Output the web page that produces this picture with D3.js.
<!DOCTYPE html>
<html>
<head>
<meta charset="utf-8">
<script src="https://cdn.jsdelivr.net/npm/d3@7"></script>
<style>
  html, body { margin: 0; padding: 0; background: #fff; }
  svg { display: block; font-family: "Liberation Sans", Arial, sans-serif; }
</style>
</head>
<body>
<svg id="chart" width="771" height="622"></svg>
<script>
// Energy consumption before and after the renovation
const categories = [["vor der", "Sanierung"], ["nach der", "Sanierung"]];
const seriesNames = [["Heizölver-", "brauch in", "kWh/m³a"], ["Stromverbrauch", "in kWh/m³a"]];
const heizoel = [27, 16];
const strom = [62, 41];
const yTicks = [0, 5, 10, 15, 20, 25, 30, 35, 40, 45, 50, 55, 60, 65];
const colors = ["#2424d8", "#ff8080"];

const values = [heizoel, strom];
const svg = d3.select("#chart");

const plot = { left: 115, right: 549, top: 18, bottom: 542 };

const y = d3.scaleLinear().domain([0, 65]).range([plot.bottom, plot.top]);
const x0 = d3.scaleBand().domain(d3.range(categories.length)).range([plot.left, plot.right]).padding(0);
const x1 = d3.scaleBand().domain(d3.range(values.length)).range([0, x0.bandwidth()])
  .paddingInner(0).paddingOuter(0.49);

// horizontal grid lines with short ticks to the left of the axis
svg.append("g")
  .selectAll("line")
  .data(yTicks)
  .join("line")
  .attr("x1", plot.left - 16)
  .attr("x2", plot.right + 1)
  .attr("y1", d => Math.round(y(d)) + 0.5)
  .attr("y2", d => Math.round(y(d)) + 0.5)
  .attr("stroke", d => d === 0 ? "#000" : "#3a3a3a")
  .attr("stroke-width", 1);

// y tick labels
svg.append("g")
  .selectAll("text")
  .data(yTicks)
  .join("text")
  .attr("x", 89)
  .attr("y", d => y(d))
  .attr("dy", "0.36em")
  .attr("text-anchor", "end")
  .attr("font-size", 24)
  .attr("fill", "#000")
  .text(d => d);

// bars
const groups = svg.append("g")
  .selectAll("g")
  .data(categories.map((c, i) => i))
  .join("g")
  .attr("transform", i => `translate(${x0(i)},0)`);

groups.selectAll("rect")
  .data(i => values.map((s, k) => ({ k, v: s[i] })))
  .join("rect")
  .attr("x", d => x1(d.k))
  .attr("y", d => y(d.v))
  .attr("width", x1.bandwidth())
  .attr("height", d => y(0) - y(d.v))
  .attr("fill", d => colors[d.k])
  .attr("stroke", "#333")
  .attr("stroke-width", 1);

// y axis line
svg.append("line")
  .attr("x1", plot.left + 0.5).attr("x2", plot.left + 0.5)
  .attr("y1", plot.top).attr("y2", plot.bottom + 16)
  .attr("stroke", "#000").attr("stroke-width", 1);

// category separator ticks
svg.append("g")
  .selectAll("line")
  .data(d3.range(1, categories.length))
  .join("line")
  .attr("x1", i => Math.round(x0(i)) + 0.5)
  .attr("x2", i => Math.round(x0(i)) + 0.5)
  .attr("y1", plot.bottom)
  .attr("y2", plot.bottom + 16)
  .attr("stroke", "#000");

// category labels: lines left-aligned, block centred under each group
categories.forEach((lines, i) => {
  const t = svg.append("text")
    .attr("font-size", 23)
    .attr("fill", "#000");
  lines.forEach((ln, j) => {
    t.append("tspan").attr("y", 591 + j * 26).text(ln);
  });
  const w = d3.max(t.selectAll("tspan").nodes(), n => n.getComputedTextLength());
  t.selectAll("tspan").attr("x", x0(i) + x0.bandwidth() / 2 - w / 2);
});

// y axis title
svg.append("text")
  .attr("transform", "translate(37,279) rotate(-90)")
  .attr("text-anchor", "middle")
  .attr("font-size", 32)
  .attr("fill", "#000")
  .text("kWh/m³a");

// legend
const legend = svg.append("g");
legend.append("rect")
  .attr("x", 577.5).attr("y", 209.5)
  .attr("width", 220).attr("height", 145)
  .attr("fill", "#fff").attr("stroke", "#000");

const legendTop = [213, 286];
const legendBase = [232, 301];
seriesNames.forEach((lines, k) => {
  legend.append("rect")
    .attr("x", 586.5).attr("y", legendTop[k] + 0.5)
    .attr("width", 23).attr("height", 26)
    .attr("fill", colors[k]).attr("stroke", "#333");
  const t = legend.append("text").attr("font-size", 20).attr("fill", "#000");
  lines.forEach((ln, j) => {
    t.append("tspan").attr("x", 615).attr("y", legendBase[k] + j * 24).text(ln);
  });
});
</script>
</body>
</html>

Written request: Among the lines of the data above, count those holding "with" and state only the number.

Answer below: 2